## DIRECTIVE
Quote word for word the lines below, beginning with the first and ending with the one that has "fontsize=14.5, color=txt)". Drop the pictures.

## DATA EXTRACT
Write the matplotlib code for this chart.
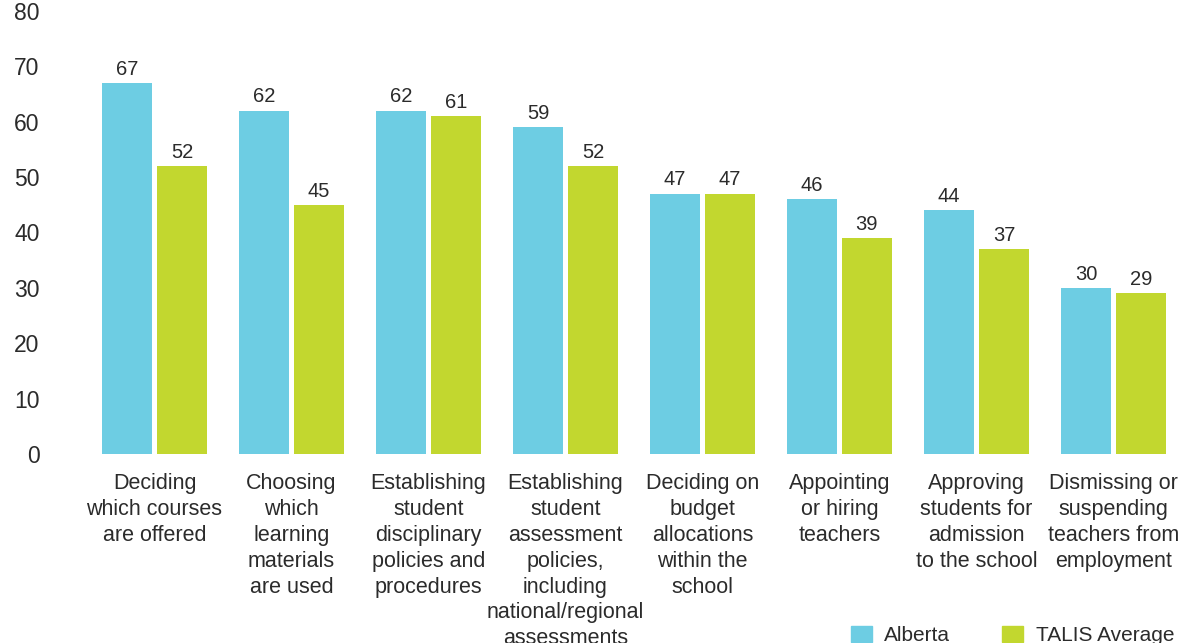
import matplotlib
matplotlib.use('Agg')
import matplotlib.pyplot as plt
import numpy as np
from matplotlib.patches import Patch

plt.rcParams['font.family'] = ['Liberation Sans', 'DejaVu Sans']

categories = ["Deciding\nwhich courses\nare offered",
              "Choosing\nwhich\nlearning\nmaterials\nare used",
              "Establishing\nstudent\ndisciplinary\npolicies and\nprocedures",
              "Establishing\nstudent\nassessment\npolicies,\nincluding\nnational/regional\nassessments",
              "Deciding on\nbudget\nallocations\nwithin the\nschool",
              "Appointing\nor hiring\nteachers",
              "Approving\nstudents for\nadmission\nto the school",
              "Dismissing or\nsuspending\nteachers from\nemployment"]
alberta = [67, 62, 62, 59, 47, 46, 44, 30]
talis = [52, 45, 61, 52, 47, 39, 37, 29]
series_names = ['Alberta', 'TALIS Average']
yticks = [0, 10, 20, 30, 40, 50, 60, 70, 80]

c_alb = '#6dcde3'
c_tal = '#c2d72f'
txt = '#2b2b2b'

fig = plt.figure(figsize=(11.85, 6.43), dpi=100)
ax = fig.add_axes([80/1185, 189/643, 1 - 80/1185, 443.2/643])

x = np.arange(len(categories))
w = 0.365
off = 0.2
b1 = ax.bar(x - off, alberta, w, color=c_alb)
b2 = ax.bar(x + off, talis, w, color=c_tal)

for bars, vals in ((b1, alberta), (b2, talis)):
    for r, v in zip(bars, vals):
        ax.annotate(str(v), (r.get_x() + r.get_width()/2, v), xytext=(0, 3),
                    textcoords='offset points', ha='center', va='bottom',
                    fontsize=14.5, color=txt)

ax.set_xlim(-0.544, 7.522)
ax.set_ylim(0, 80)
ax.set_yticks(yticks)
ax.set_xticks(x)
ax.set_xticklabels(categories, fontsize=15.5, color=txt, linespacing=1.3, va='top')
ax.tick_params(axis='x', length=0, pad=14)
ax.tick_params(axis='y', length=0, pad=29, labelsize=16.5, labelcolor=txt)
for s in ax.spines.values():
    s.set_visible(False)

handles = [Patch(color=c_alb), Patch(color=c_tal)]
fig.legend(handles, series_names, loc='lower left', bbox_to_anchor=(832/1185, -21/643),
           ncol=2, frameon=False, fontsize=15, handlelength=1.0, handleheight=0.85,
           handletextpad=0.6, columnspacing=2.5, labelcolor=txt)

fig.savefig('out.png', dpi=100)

## RESULT OF THIS TASK
Write the matplotlib code for this chart.
import matplotlib
matplotlib.use('Agg')
import matplotlib.pyplot as plt
import numpy as np
from matplotlib.patches import Patch

plt.rcParams['font.family'] = ['Liberation Sans', 'DejaVu Sans']

categories = ["Deciding\nwhich courses\nare offered",
              "Choosing\nwhich\nlearning\nmaterials\nare used",
              "Establishing\nstudent\ndisciplinary\npolicies and\nprocedures",
              "Establishing\nstudent\nassessment\npolicies,\nincluding\nnational/regional\nassessments",
              "Deciding on\nbudget\nallocations\nwithin the\nschool",
              "Appointing\nor hiring\nteachers",
              "Approving\nstudents for\nadmission\nto the school",
              "Dismissing or\nsuspending\nteachers from\nemployment"]
alberta = [67, 62, 62, 59, 47, 46, 44, 30]
talis = [52, 45, 61, 52, 47, 39, 37, 29]
series_names = ['Alberta', 'TALIS Average']
yticks = [0, 10, 20, 30, 40, 50, 60, 70, 80]

c_alb = '#6dcde3'
c_tal = '#c2d72f'
txt = '#2b2b2b'

fig = plt.figure(figsize=(11.85, 6.43), dpi=100)
ax = fig.add_axes([80/1185, 189/643, 1 - 80/1185, 443.2/643])

x = np.arange(len(categories))
w = 0.365
off = 0.2
b1 = ax.bar(x - off, alberta, w, color=c_alb)
b2 = ax.bar(x + off, talis, w, color=c_tal)

for bars, vals in ((b1, alberta), (b2, talis)):
    for r, v in zip(bars, vals):
        ax.annotate(str(v), (r.get_x() + r.get_width()/2, v), xytext=(0, 3),
                    textcoords='offset points', ha='center', va='bottom',
                    fontsize=14.5, color=txt)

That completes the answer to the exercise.